[start of SOURCE DATA]

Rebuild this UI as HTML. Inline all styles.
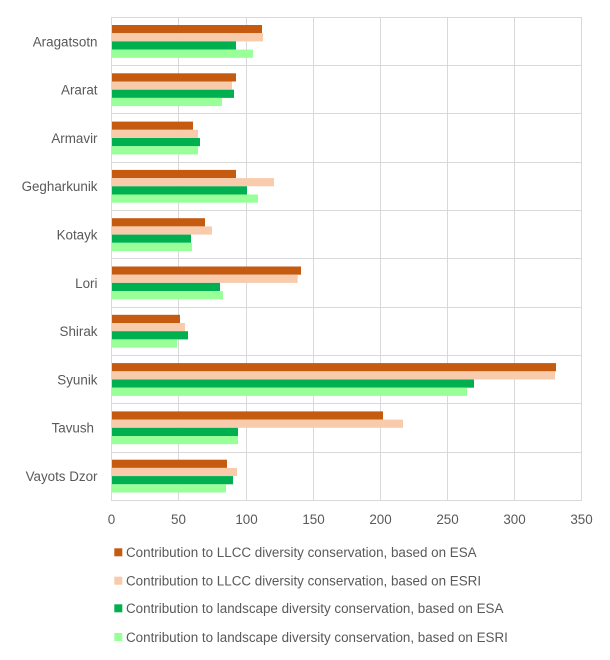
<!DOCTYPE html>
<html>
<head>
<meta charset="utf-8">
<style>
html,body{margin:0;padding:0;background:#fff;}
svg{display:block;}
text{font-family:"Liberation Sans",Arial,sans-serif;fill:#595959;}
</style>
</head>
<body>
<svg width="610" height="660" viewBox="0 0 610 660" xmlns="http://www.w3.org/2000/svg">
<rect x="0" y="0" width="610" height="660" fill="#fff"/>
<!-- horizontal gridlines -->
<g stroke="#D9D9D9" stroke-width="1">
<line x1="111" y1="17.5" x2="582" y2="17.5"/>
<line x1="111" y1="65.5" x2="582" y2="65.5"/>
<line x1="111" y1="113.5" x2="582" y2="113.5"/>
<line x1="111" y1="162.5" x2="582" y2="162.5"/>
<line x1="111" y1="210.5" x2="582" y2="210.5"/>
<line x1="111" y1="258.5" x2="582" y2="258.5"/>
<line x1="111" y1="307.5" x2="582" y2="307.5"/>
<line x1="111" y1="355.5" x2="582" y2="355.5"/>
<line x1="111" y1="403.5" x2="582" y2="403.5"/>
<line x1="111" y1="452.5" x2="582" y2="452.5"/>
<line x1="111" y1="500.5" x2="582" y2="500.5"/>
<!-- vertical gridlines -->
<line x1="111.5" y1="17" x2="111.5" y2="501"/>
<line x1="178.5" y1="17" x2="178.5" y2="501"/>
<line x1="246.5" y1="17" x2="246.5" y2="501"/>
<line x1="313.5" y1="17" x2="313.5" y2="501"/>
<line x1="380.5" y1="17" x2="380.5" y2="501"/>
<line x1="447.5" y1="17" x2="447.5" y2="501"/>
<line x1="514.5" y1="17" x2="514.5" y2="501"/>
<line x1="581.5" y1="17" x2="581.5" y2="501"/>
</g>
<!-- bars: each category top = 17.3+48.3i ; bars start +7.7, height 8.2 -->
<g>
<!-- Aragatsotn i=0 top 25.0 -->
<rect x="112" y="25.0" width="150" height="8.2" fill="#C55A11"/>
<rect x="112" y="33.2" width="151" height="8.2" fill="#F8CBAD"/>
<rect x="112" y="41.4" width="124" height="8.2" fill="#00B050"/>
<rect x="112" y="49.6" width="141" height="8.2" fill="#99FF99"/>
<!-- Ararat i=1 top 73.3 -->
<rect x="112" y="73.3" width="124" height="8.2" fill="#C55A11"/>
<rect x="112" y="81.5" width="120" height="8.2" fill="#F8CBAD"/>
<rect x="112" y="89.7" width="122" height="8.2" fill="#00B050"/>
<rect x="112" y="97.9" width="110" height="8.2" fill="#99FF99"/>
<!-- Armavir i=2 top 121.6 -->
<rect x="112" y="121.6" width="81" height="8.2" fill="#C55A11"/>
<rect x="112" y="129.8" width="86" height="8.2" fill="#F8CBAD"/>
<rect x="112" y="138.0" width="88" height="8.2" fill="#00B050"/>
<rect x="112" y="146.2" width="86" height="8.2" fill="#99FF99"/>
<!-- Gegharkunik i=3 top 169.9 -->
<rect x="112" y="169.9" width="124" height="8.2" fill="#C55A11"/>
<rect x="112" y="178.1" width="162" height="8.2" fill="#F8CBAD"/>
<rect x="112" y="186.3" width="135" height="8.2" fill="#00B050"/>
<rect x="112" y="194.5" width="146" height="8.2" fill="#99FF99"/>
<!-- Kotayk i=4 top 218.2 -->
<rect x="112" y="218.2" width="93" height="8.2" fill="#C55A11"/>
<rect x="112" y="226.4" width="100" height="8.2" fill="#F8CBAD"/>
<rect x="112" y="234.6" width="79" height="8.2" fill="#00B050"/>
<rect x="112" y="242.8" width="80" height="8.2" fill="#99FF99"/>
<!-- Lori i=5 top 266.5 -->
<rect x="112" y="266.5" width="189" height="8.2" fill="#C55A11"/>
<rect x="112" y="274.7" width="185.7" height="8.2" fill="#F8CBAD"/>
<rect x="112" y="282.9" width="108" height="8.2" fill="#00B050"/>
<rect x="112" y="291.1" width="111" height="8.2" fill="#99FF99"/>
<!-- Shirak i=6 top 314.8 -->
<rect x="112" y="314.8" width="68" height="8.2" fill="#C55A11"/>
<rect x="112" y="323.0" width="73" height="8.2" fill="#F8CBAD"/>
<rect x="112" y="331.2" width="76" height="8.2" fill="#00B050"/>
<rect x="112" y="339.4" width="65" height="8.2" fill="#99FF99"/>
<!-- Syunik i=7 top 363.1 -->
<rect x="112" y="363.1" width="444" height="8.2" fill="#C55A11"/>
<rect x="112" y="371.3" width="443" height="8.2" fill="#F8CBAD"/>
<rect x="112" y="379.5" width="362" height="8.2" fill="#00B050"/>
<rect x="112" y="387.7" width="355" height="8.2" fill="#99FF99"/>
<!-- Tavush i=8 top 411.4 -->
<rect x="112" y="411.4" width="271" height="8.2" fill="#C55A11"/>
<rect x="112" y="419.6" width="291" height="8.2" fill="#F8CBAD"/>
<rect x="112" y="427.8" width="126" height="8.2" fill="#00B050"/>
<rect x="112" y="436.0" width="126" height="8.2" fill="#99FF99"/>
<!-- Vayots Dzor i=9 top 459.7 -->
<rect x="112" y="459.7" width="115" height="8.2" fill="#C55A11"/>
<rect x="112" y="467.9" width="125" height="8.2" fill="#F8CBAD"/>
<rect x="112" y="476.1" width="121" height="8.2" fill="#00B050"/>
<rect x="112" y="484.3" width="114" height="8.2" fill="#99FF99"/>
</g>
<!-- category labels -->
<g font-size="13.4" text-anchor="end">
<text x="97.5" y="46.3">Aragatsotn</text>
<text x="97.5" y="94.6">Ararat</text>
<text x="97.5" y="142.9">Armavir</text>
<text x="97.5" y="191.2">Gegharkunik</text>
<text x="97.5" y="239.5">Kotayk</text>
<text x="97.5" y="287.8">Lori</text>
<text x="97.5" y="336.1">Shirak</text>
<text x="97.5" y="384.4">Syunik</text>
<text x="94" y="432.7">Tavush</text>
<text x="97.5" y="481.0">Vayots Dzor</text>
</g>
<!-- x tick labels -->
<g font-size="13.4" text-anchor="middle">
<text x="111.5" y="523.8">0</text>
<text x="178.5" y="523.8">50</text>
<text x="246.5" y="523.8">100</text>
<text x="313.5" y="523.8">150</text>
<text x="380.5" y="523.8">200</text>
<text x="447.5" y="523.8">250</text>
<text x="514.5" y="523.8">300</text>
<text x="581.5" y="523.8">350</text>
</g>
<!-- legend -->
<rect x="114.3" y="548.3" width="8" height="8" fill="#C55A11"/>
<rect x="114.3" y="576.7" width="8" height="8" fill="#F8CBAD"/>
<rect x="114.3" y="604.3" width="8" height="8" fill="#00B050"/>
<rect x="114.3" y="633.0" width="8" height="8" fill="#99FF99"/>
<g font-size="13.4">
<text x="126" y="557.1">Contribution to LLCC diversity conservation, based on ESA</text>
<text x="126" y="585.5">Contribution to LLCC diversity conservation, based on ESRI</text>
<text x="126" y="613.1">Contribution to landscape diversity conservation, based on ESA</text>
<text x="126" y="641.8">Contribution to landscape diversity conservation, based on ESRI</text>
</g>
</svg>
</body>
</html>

[end of SOURCE DATA]

(GOAL OF THE EXERCISE):
Pictures are to be left out; repeat all the remaining data exactly.

(FINAL RESULT):
Rebuild this UI as HTML. Inline all styles.
<!DOCTYPE html>
<html>
<head>
<meta charset="utf-8">
<style>
html,body{margin:0;padding:0;background:#fff;}
svg{display:block;}
text{font-family:"Liberation Sans",Arial,sans-serif;fill:#595959;}
</style>
</head>
<body>
<svg width="610" height="660" viewBox="0 0 610 660" xmlns="http://www.w3.org/2000/svg">
<rect x="0" y="0" width="610" height="660" fill="#fff"/>
<!-- horizontal gridlines -->
<g stroke="#D9D9D9" stroke-width="1">
<line x1="111" y1="17.5" x2="582" y2="17.5"/>
<line x1="111" y1="65.5" x2="582" y2="65.5"/>
<line x1="111" y1="113.5" x2="582" y2="113.5"/>
<line x1="111" y1="162.5" x2="582" y2="162.5"/>
<line x1="111" y1="210.5" x2="582" y2="210.5"/>
<line x1="111" y1="258.5" x2="582" y2="258.5"/>
<line x1="111" y1="307.5" x2="582" y2="307.5"/>
<line x1="111" y1="355.5" x2="582" y2="355.5"/>
<line x1="111" y1="403.5" x2="582" y2="403.5"/>
<line x1="111" y1="452.5" x2="582" y2="452.5"/>
<line x1="111" y1="500.5" x2="582" y2="500.5"/>
<!-- vertical gridlines -->
<line x1="111.5" y1="17" x2="111.5" y2="501"/>
<line x1="178.5" y1="17" x2="178.5" y2="501"/>
<line x1="246.5" y1="17" x2="246.5" y2="501"/>
<line x1="313.5" y1="17" x2="313.5" y2="501"/>
<line x1="380.5" y1="17" x2="380.5" y2="501"/>
<line x1="447.5" y1="17" x2="447.5" y2="501"/>
<line x1="514.5" y1="17" x2="514.5" y2="501"/>
<line x1="581.5" y1="17" x2="581.5" y2="501"/>
</g>
<!-- bars: each category top = 17.3+48.3i ; bars start +7.7, height 8.2 -->
<g>
<!-- Aragatsotn i=0 top 25.0 -->
<rect x="112" y="25.0" width="150" height="8.2" fill="#C55A11"/>
<rect x="112" y="33.2" width="151" height="8.2" fill="#F8CBAD"/>
<rect x="112" y="41.4" width="124" height="8.2" fill="#00B050"/>
<rect x="112" y="49.6" width="141" height="8.2" fill="#99FF99"/>
<!-- Ararat i=1 top 73.3 -->
<rect x="112" y="73.3" width="124" height="8.2" fill="#C55A11"/>
<rect x="112" y="81.5" width="120" height="8.2" fill="#F8CBAD"/>
<rect x="112" y="89.7" width="122" height="8.2" fill="#00B050"/>
<rect x="112" y="97.9" width="110" height="8.2" fill="#99FF99"/>
<!-- Armavir i=2 top 121.6 -->
<rect x="112" y="121.6" width="81" height="8.2" fill="#C55A11"/>
<rect x="112" y="129.8" width="86" height="8.2" fill="#F8CBAD"/>
<rect x="112" y="138.0" width="88" height="8.2" fill="#00B050"/>
<rect x="112" y="146.2" width="86" height="8.2" fill="#99FF99"/>
<!-- Gegharkunik i=3 top 169.9 -->
<rect x="112" y="169.9" width="124" height="8.2" fill="#C55A11"/>
<rect x="112" y="178.1" width="162" height="8.2" fill="#F8CBAD"/>
<rect x="112" y="186.3" width="135" height="8.2" fill="#00B050"/>
<rect x="112" y="194.5" width="146" height="8.2" fill="#99FF99"/>
<!-- Kotayk i=4 top 218.2 -->
<rect x="112" y="218.2" width="93" height="8.2" fill="#C55A11"/>
<rect x="112" y="226.4" width="100" height="8.2" fill="#F8CBAD"/>
<rect x="112" y="234.6" width="79" height="8.2" fill="#00B050"/>
<rect x="112" y="242.8" width="80" height="8.2" fill="#99FF99"/>
<!-- Lori i=5 top 266.5 -->
<rect x="112" y="266.5" width="189" height="8.2" fill="#C55A11"/>
<rect x="112" y="274.7" width="185.7" height="8.2" fill="#F8CBAD"/>
<rect x="112" y="282.9" width="108" height="8.2" fill="#00B050"/>
<rect x="112" y="291.1" width="111" height="8.2" fill="#99FF99"/>
<!-- Shirak i=6 top 314.8 -->
<rect x="112" y="314.8" width="68" height="8.2" fill="#C55A11"/>
<rect x="112" y="323.0" width="73" height="8.2" fill="#F8CBAD"/>
<rect x="112" y="331.2" width="76" height="8.2" fill="#00B050"/>
<rect x="112" y="339.4" width="65" height="8.2" fill="#99FF99"/>
<!-- Syunik i=7 top 363.1 -->
<rect x="112" y="363.1" width="444" height="8.2" fill="#C55A11"/>
<rect x="112" y="371.3" width="443" height="8.2" fill="#F8CBAD"/>
<rect x="112" y="379.5" width="362" height="8.2" fill="#00B050"/>
<rect x="112" y="387.7" width="355" height="8.2" fill="#99FF99"/>
<!-- Tavush i=8 top 411.4 -->
<rect x="112" y="411.4" width="271" height="8.2" fill="#C55A11"/>
<rect x="112" y="419.6" width="291" height="8.2" fill="#F8CBAD"/>
<rect x="112" y="427.8" width="126" height="8.2" fill="#00B050"/>
<rect x="112" y="436.0" width="126" height="8.2" fill="#99FF99"/>
<!-- Vayots Dzor i=9 top 459.7 -->
<rect x="112" y="459.7" width="115" height="8.2" fill="#C55A11"/>
<rect x="112" y="467.9" width="125" height="8.2" fill="#F8CBAD"/>
<rect x="112" y="476.1" width="121" height="8.2" fill="#00B050"/>
<rect x="112" y="484.3" width="114" height="8.2" fill="#99FF99"/>
</g>
<!-- category labels -->
<g font-size="13.4" text-anchor="end">
<text x="97.5" y="46.3">Aragatsotn</text>
<text x="97.5" y="94.6">Ararat</text>
<text x="97.5" y="142.9">Armavir</text>
<text x="97.5" y="191.2">Gegharkunik</text>
<text x="97.5" y="239.5">Kotayk</text>
<text x="97.5" y="287.8">Lori</text>
<text x="97.5" y="336.1">Shirak</text>
<text x="97.5" y="384.4">Syunik</text>
<text x="94" y="432.7">Tavush</text>
<text x="97.5" y="481.0">Vayots Dzor</text>
</g>
<!-- x tick labels -->
<g font-size="13.4" text-anchor="middle">
<text x="111.5" y="523.8">0</text>
<text x="178.5" y="523.8">50</text>
<text x="246.5" y="523.8">100</text>
<text x="313.5" y="523.8">150</text>
<text x="380.5" y="523.8">200</text>
<text x="447.5" y="523.8">250</text>
<text x="514.5" y="523.8">300</text>
<text x="581.5" y="523.8">350</text>
</g>
<!-- legend -->
<rect x="114.3" y="548.3" width="8" height="8" fill="#C55A11"/>
<rect x="114.3" y="576.7" width="8" height="8" fill="#F8CBAD"/>
<rect x="114.3" y="604.3" width="8" height="8" fill="#00B050"/>
<rect x="114.3" y="633.0" width="8" height="8" fill="#99FF99"/>
<g font-size="13.4">
<text x="126" y="557.1">Contribution to LLCC diversity conservation, based on ESA</text>
<text x="126" y="585.5">Contribution to LLCC diversity conservation, based on ESRI</text>
<text x="126" y="613.1">Contribution to landscape diversity conservation, based on ESA</text>
<text x="126" y="641.8">Contribution to landscape diversity conservation, based on ESRI</text>
</g>
</svg>
</body>
</html>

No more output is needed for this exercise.